Needle in the Haystack
In Pape’s view, the parallels between his art and a software company like SAP are obvious – and not just because his photographs were taken at SAP. For him, the similarity lies in the constant search for the best possible result. At the beginning, there was only an idea: building his own pinhole camera. The first prototypes did not work. “Software development is similar, I think. If there is a mistake, maybe you don’t even know where it is,” says Pape. “It is like looking for the needle in the haystack. It’s incredibly complex, but also exciting.”
Small but Magic Mistakes
Failing early and often is not only a guiding principle in the SAP Design Thinking methodology, it is also an important and productive process in art. Small imperfections are actually desired, and even lend a certain charm to artwork. They make the work of art unique.
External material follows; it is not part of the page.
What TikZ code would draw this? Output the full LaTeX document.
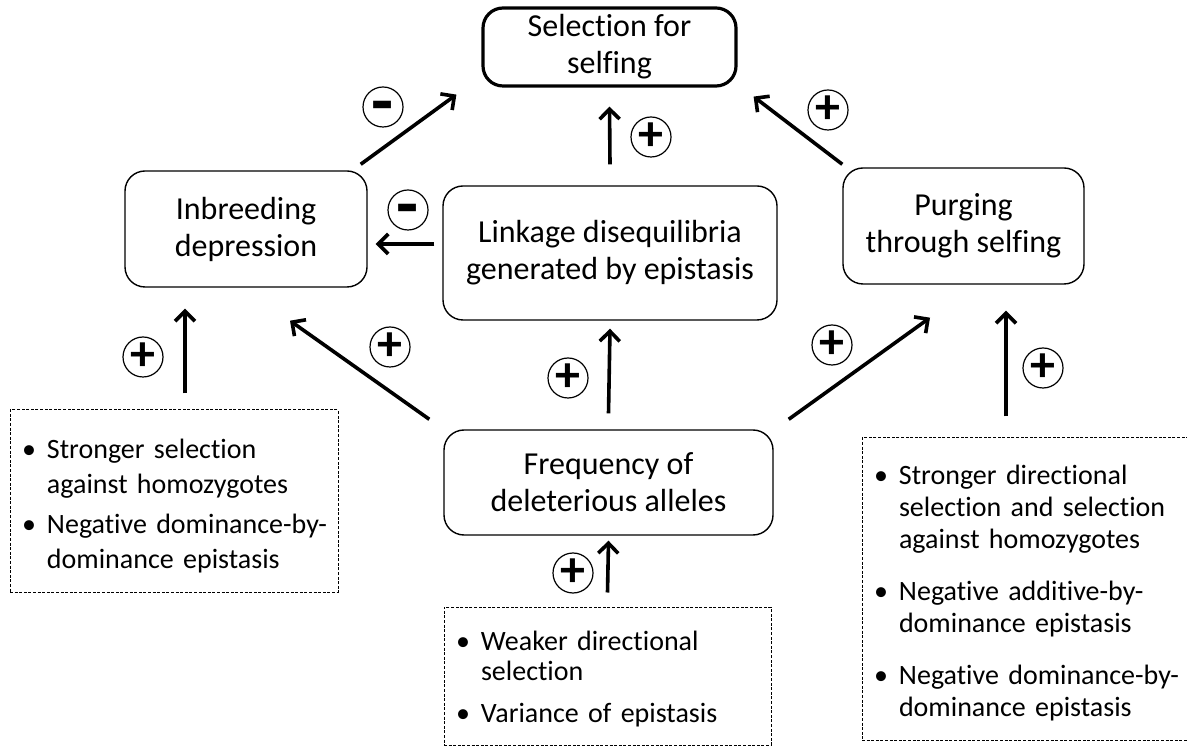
\documentclass[tikz,border=0pt]{standalone}
\usepackage{fontspec}
\setmainfont{Carlito}[Ligatures=NoCommon]
\usetikzlibrary{arrows.meta}
\tikzset{
    mainbox/.style={draw=black, rounded corners=10pt, line width=0.7pt, align=center, inner sep=0, font=\fontsize{16}{18.5}\selectfont},
    selbox/.style={mainbox, line width=1.6pt},
    notebox/.style={draw=black, dash pattern=on 1.5pt off 0.8pt, line width=0.5pt, inner xsep=6pt, inner ysep=0, align=left},
    signc/.style={circle, draw=black, line width=0.6pt, minimum size=20pt, inner sep=0, font=\fontsize{25}{25}\selectfont\bfseries},
    minusc/.style={signc, font=\fontsize{36}{36}\selectfont\bfseries},
    arr/.style={-{Straight Barb[length=5pt,width=10pt]}, line width=1.8pt}
}
\newcommand{\bitem}[1]{\par\noindent\makebox[12.5pt][l]{\textbullet}\begin{tabular}[t]{@{}l@{}}#1\end{tabular}\par}
\newcommand{\minussign}{\raisebox{-9.5pt}[0pt][0pt]{-}}

\begin{document}
\begin{tikzpicture}[x=0.5pt,y=-0.5pt]
    \useasboundingbox (0,0) rectangle (1187,747);
    \clip (0,0) rectangle (1187,747);

    % main boxes
    \node[selbox, minimum width=126.5pt, minimum height=39pt] (sel) at (609.5,47) {Selection for\\selfing};
    \node[mainbox, minimum width=121pt, minimum height=58pt] (inb) at (246,229) {Inbreeding\\depression};
    \node[mainbox, minimum width=167pt, minimum height=67pt] (link) at (610,253) {Linkage disequilibria\\generated by epistasis};
    \node[mainbox, minimum width=120.5pt, minimum height=58pt] (purg) at (963.5,226) {Purging\\through selfing};
    \node[mainbox, minimum width=164.5pt, minimum height=52.5pt] (freq) at (608.5,482.5) {Frequency of\\deleterious alleles};

    % dashed boxes
    \node[notebox, minimum width=164pt, minimum height=91pt, text width=152pt,
          font=\fontsize{14}{17.5}\selectfont] (nleft) at (174,501) {%
        \bitem{Stronger selection\\against homozygotes}\vspace{1.5pt}
        \bitem{Negative dominance-by-\\dominance epistasis}};
    \node[notebox, minimum width=163.5pt, minimum height=69pt, text width=151.5pt,
          font=\fontsize{14}{15}\selectfont] (nbot) at (607.5,676) {%
        \bitem{Weaker directional\\selection}\vspace{5pt}
        \bitem{Variance of epistasis}};
    \node[notebox, minimum width=165pt, minimum height=151pt, text width=153pt,
          font=\fontsize{14}{16.2}\selectfont] (nright) at (1027,589) {%
        \bitem{Stronger directional\\selection and selection\\against homozygotes}\vspace{8.5pt}
        \bitem{Negative additive-by-\\dominance epistasis}\vspace{8.5pt}
        \bitem{Negative dominance-by-\\dominance epistasis}};

    % signs
    \node[minusc] (m1) at (383,107) {\minussign};
    \node[signc] (p1) at (651,137) {+};
    \node[signc] (p2) at (828,110) {+};
    \node[minusc] (m2) at (408,210) {\minussign};
    \node[signc] (p3) at (143,357) {+};
    \node[signc] (p4) at (390,347) {+};
    \node[signc] (p5) at (568,378) {+};
    \node[signc] (p6) at (832,345) {+};
    \node[signc] (p7) at (1043,368) {+};
    \node[signc] (p8) at (573,573) {+};

    % arrows
    \draw[arr] ([shift={(-7,-6)}]inb.north east) -- ([shift={(-25,7)}]sel.south west);
    \draw[arr] ([yshift=10.5pt]link.north) -- ([yshift=-9.5pt]sel.south);
    \draw[arr] ([shift={(0,-3)}]purg.north west) -- ([shift={(16,9)}]sel.south east);
    \draw[arr] ([shift={(-8,-9)}]link.west) -- ([shift={(8,15)}]inb.east);
    \draw[arr] ([shift={(11,-16)}]nleft.north) -- ([shift={(-61,21)}]inb.south);
    \draw[arr] ([shift={(-14,-10)}]freq.north west) -- ([shift={(44,33)}]inb.south);
    \draw[arr] ([yshift=8pt]freq.north) -- ([yshift=-4pt]link.south);
    \draw[arr] ([shift={(15,-10)}]freq.north east) -- ([shift={(-33.5,33)}]purg.south);
    \draw[arr] ([shift={(-21,-21)}]nright.north) -- ([shift={(42.5,26)}]purg.south);
    \draw[arr] ([yshift=7pt]nbot.north) -- ([yshift=-2.5pt]freq.south);
\end{tikzpicture}
\end{document}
The works at the exhibition in Walldorf invite visitors to question perspectives and try new approaches. For example, if you take a closer look at Liebscher’s photograph, Steffi Graf Stadium, you can spot two “mistakes.” But the mistakes don’t end there. Twenty-two of these “many small but magic mistakes,” as author and artist Andreas Schlaegel calls them, can also be found in the catalog accompanying the exhibition created by students Janine Baechle, Patrick David Brockmann, and Svetlana Mijic.
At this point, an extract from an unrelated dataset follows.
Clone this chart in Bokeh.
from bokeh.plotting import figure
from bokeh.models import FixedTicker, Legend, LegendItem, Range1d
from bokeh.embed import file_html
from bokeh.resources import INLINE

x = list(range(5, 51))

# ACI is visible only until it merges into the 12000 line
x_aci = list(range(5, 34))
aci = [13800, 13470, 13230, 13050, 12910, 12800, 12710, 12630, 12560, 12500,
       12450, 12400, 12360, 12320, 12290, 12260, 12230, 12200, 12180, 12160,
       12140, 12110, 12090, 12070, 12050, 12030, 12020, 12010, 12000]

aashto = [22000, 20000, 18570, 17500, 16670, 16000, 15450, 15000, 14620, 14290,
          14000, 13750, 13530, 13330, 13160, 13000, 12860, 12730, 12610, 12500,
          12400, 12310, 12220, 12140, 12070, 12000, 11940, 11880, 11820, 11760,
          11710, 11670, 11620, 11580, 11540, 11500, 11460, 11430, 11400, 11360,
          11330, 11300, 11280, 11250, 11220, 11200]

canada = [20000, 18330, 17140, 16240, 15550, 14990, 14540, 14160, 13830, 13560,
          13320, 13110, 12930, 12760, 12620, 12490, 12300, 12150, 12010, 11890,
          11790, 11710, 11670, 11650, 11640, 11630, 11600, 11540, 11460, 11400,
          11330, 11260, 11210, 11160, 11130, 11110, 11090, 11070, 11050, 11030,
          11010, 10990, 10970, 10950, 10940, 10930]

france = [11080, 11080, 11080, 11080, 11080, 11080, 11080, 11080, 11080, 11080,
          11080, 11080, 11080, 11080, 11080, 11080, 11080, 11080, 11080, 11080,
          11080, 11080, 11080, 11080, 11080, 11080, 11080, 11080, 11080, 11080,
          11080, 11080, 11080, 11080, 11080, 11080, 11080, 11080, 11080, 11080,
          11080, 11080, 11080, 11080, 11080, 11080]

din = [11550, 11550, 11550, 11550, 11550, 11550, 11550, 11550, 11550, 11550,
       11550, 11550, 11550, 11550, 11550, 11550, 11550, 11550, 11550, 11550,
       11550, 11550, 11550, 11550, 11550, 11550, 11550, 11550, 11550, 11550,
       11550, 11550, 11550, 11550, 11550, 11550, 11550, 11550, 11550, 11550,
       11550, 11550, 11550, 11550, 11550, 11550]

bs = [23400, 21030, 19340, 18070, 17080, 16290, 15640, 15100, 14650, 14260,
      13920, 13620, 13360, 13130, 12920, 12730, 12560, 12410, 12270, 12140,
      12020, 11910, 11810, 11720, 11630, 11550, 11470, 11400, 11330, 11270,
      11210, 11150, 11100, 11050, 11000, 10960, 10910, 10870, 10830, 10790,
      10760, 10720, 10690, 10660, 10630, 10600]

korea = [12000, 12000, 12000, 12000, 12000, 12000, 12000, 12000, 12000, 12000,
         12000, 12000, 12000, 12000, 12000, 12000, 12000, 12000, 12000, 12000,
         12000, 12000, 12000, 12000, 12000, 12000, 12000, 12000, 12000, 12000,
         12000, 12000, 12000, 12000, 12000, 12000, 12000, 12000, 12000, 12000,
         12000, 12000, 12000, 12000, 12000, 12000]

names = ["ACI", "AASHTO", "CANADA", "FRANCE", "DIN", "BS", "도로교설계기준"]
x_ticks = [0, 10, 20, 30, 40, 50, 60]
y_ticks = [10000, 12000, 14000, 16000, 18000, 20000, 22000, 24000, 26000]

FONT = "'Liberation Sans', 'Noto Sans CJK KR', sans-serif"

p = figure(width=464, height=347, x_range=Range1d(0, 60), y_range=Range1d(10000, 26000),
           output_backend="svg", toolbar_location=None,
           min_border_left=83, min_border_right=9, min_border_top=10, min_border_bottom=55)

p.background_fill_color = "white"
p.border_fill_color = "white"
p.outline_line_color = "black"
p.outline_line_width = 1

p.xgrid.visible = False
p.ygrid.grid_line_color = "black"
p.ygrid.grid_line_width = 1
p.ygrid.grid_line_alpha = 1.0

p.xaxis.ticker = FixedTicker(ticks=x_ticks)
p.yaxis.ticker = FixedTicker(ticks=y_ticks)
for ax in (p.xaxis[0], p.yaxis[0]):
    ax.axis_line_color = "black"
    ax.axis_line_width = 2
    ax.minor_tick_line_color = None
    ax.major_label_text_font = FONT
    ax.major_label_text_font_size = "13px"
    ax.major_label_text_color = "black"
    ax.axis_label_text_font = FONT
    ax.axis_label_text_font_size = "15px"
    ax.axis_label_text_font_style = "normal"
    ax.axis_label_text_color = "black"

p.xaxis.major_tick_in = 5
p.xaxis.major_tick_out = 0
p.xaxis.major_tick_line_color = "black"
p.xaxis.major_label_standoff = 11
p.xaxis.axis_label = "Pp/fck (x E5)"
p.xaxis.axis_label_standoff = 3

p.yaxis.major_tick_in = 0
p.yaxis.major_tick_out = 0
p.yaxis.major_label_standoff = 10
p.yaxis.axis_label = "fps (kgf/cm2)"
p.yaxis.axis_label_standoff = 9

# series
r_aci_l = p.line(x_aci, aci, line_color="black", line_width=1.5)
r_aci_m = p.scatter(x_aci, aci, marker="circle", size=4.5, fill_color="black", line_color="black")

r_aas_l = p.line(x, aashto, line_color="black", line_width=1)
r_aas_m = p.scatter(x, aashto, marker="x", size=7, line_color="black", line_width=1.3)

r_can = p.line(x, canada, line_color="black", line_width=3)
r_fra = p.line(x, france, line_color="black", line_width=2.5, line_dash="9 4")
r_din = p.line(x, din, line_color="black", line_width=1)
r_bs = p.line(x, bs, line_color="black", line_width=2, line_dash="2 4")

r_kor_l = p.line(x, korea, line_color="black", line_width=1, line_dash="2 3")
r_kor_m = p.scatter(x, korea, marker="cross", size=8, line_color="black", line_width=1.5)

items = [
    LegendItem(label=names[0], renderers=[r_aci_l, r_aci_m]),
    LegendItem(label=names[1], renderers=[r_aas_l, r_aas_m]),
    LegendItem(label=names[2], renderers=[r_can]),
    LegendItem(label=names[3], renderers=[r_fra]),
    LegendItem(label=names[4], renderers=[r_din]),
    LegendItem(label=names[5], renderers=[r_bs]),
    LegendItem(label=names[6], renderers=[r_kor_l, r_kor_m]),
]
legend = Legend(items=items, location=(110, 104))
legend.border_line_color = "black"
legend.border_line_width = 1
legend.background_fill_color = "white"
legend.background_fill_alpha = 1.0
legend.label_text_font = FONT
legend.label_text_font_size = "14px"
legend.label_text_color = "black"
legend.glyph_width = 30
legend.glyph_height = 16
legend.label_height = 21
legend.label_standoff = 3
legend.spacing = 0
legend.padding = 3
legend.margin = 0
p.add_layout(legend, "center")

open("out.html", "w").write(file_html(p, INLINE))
Dare to Fail and Talk About It
At first glance, Asli Oezdemir’s photos might seem a bit chaotic, colorful, and perhaps even exhilarating. They show food and clothing paired with shoes, dishes, and household appliances. There is hair in the bathtub. Her autobiographical work everything is sent upwards deals with the traditional Turkish mourning ritual “taziye.” In the first week after a death of a loved one, the grieving family welcomes a large congregation of mourners to their home, which inevitably leads to an accumulation of various objects that Oezdemir stages in her photos.
During the creative process, she allowed herself to be guided by minor “mistakes” and spontaneous ideas. “Suddenly, something appears, such as the hair in the water, and something emerges that I cannot even explain,” Oezdemir says. She states that her work is highly influenced by coincidences. “Mistakes also tell their own stories.”
In his speech at the opening event, Guenter Pecht, global vice president of Future of Work at SAP, told the audience how important the process of failing early is, both for SAP and in everyday situations. “A child falls 2,000 times before he or she can walk,” he said. “Failure and making mistakes are part of our learning process.”
Then, the smallest visitor of the opening event, Pecht’s son Emil, suddenly walked on stage and created what was probably the most heartwarming moment of the evening. As if he wanted to confuse his father, Emil knocked on the speaker’s podium and stole the show for a moment. Unforeseen things and events like this, however, often lead to better results than expected. According to Pecht, the most important thing is to discuss them with others. One should dare to fail and to talk about it.
“Those who never fail run the risk of not risking enough and of not creating anything new,” Pecht concluded, and embraced his son.
Video by Norbert Steinhauser and Kesja Cichowski
The exhibition can be seen through September 13, 2019, at the International Training Center (building 5) in Walldorf, Germany. Opening hours are Monday through Friday from 10:00 a.m. to 6:30 p.m.
Exhibiting artists include Joschua Yesni Arnaut, Janine Bächle, Jana Bissdorf, Laura Brichta, Patrick David Brockmann, Annika Grabold, Dennis Haustein, Zoé Hopf, Lea Kulens, Martin Liebscher, Svetlana Mijic, Asli Özdemir, Paul Pape, Yama Rahimi, Robert Schittko, Tatiana Vdovenko.